— RAW RECORDS —

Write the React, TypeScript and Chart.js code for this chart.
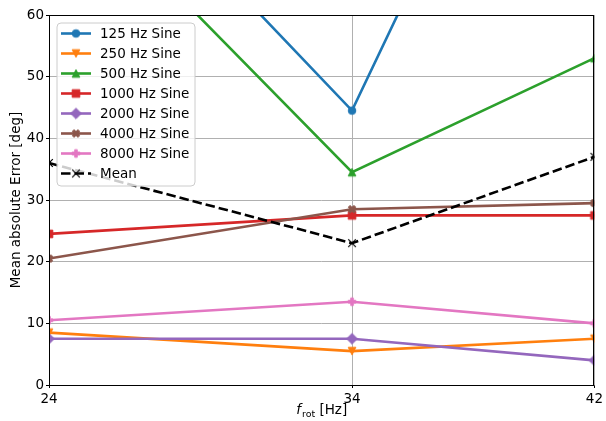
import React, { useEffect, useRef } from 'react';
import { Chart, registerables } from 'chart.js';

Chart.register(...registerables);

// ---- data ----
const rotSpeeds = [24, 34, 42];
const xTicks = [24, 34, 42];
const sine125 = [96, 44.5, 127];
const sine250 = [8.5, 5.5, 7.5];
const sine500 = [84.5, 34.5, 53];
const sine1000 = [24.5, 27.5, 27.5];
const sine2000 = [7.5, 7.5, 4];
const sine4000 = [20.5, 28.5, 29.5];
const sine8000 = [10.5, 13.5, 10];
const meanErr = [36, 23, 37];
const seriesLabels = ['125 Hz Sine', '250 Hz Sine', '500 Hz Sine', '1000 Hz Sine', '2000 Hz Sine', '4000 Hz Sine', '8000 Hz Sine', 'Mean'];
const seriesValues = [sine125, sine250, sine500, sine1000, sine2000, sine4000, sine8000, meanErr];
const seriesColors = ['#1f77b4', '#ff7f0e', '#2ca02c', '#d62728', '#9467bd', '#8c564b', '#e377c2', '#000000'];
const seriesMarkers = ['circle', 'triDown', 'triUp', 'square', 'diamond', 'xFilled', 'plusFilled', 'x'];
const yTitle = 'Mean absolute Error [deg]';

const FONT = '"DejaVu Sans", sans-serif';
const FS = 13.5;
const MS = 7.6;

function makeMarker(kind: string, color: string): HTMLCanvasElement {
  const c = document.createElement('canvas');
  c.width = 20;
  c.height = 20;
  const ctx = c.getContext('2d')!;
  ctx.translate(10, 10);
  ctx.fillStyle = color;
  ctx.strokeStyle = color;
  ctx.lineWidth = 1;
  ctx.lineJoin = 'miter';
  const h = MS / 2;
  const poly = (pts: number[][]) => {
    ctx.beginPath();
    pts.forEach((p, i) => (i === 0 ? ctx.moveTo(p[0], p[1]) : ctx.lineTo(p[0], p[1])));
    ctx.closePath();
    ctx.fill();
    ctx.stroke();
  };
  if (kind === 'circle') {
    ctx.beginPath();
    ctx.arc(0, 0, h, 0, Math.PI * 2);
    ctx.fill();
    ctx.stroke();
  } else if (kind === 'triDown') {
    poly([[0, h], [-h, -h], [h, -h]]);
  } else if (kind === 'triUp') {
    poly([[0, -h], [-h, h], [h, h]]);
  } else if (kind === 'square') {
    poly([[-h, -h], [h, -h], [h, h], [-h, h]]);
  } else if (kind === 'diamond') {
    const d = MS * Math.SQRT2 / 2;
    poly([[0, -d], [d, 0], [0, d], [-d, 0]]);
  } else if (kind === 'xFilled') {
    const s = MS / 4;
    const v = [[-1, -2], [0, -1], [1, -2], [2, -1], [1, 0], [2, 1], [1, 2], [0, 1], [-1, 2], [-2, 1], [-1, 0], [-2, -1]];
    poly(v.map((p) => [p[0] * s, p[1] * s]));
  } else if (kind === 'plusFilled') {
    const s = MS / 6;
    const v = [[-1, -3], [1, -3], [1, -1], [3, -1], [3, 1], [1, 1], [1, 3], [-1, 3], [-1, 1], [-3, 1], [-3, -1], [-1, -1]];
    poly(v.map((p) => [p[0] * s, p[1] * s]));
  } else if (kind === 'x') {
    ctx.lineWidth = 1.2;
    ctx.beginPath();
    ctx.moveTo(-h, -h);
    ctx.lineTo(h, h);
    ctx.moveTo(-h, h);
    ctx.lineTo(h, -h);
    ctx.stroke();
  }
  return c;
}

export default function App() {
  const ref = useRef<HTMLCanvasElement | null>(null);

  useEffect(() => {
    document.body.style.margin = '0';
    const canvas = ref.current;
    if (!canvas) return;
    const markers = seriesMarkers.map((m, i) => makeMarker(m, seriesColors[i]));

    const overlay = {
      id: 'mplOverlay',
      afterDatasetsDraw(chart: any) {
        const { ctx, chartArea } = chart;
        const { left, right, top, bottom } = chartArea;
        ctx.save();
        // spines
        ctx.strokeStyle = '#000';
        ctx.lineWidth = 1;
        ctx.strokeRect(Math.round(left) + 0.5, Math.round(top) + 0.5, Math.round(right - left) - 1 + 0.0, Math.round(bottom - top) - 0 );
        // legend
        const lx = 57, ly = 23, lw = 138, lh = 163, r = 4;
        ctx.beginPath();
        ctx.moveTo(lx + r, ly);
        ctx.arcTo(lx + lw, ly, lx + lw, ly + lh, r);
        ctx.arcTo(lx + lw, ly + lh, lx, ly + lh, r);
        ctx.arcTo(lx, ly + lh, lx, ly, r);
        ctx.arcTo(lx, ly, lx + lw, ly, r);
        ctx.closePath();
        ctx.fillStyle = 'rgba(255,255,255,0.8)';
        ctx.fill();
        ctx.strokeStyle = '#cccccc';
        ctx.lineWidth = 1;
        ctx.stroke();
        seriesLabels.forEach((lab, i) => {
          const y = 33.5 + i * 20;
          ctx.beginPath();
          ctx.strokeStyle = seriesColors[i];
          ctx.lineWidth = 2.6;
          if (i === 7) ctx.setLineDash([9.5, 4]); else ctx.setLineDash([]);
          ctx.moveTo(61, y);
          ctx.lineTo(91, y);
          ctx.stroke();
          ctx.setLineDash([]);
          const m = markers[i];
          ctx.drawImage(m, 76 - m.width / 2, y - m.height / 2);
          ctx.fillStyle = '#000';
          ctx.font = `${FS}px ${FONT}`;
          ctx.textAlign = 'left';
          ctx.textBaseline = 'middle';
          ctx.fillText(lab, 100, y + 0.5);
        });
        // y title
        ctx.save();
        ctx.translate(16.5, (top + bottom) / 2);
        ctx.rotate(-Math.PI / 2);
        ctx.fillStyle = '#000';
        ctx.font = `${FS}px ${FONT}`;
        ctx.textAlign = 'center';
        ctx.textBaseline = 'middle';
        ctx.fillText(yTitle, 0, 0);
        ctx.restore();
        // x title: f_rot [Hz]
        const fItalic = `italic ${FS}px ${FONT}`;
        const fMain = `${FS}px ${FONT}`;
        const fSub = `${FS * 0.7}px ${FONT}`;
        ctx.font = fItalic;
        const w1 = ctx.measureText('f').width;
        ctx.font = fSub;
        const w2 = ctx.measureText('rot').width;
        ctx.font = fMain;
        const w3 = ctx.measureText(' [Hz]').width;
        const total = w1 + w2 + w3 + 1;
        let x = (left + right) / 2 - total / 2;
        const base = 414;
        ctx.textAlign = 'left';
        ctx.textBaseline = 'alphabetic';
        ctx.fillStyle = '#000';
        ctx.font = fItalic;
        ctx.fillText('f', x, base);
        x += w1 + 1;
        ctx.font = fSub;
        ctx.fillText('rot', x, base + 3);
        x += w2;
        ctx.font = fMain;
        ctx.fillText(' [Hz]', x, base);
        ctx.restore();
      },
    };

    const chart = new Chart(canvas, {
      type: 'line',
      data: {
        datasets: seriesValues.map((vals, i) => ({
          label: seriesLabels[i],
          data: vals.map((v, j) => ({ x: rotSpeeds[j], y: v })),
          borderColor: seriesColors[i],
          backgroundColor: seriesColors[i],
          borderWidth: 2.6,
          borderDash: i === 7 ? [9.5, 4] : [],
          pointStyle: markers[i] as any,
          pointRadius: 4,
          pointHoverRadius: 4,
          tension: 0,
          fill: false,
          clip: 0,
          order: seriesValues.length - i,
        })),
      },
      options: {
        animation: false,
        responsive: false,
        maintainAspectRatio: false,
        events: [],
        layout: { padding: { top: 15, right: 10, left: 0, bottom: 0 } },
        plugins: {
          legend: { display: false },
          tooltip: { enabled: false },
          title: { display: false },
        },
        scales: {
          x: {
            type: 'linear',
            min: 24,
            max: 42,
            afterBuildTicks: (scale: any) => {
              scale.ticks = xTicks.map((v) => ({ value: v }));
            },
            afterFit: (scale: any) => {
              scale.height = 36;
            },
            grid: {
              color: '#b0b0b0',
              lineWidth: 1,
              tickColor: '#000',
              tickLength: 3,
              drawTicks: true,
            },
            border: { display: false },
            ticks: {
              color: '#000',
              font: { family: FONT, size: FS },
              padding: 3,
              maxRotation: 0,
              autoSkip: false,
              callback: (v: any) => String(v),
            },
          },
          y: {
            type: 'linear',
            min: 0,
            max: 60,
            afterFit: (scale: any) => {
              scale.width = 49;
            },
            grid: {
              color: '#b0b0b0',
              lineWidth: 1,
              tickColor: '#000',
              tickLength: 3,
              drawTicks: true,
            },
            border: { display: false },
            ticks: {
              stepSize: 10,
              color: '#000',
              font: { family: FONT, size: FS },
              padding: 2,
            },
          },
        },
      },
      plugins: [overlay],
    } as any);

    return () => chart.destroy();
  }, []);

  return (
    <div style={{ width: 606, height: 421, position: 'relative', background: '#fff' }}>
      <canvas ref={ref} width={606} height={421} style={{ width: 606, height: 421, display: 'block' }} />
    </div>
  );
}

--

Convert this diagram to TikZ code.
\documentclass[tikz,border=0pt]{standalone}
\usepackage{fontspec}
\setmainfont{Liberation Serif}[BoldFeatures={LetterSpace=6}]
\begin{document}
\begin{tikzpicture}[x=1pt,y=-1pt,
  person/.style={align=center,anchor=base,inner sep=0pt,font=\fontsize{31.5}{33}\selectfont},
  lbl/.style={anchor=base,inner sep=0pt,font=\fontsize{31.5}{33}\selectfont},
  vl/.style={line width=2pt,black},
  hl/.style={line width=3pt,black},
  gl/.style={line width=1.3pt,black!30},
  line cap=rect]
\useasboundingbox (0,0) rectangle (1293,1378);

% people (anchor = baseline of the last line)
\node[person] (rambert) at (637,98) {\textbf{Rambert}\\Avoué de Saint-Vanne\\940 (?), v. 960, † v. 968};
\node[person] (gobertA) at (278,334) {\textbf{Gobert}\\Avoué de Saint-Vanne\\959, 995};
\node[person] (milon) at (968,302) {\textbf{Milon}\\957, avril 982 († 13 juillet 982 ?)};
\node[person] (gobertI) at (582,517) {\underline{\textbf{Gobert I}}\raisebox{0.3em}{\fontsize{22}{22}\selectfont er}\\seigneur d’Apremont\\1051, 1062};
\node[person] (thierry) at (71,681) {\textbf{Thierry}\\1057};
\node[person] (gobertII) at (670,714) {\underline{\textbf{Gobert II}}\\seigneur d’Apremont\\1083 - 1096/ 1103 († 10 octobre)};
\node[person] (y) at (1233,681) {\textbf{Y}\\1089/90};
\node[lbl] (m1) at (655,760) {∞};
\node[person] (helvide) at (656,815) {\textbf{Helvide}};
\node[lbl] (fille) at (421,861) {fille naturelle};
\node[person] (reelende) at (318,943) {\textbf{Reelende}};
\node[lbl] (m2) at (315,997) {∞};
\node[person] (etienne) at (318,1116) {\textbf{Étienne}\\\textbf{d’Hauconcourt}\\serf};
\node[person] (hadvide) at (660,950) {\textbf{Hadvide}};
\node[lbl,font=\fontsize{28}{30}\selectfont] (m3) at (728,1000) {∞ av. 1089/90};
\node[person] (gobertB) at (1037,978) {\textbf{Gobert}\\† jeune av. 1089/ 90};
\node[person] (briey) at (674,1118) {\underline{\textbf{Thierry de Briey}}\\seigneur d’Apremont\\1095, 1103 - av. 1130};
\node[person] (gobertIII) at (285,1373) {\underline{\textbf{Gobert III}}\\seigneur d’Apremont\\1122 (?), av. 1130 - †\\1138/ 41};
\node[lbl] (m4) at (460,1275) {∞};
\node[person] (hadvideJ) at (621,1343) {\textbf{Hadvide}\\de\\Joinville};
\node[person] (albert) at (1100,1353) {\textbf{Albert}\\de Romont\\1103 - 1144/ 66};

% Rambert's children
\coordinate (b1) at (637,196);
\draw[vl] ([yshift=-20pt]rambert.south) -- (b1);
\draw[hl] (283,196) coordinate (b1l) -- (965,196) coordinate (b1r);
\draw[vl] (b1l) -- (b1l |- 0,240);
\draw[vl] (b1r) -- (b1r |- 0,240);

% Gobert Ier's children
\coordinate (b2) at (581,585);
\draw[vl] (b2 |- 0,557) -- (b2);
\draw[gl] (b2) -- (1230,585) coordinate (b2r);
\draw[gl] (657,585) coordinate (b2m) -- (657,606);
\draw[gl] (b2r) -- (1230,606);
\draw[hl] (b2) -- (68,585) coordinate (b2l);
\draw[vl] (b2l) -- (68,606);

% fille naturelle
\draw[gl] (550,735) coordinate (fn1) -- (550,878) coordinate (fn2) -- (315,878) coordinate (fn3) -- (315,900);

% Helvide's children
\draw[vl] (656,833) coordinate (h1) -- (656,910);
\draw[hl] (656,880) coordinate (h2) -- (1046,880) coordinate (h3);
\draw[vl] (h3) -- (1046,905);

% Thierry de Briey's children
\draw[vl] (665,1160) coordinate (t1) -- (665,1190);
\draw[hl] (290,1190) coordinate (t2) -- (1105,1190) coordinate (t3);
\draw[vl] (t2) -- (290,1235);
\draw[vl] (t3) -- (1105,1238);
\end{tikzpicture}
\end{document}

— THE EXERCISE —
Your task is to retype exactly the lines from the one containing "Write the React, TypeScript" through the one containing "const MS = 7.6;", leaving every picture out.

— OUTPUT BELOW —
Write the React, TypeScript and Chart.js code for this chart.
import React, { useEffect, useRef } from 'react';
import { Chart, registerables } from 'chart.js';

Chart.register(...registerables);

// ---- data ----
const rotSpeeds = [24, 34, 42];
const xTicks = [24, 34, 42];
const sine125 = [96, 44.5, 127];
const sine250 = [8.5, 5.5, 7.5];
const sine500 = [84.5, 34.5, 53];
const sine1000 = [24.5, 27.5, 27.5];
const sine2000 = [7.5, 7.5, 4];
const sine4000 = [20.5, 28.5, 29.5];
const sine8000 = [10.5, 13.5, 10];
const meanErr = [36, 23, 37];
const seriesLabels = ['125 Hz Sine', '250 Hz Sine', '500 Hz Sine', '1000 Hz Sine', '2000 Hz Sine', '4000 Hz Sine', '8000 Hz Sine', 'Mean'];
const seriesValues = [sine125, sine250, sine500, sine1000, sine2000, sine4000, sine8000, meanErr];
const seriesColors = ['#1f77b4', '#ff7f0e', '#2ca02c', '#d62728', '#9467bd', '#8c564b', '#e377c2', '#000000'];
const seriesMarkers = ['circle', 'triDown', 'triUp', 'square', 'diamond', 'xFilled', 'plusFilled', 'x'];
const yTitle = 'Mean absolute Error [deg]';

const FONT = '"DejaVu Sans", sans-serif';
const FS = 13.5;
const MS = 7.6;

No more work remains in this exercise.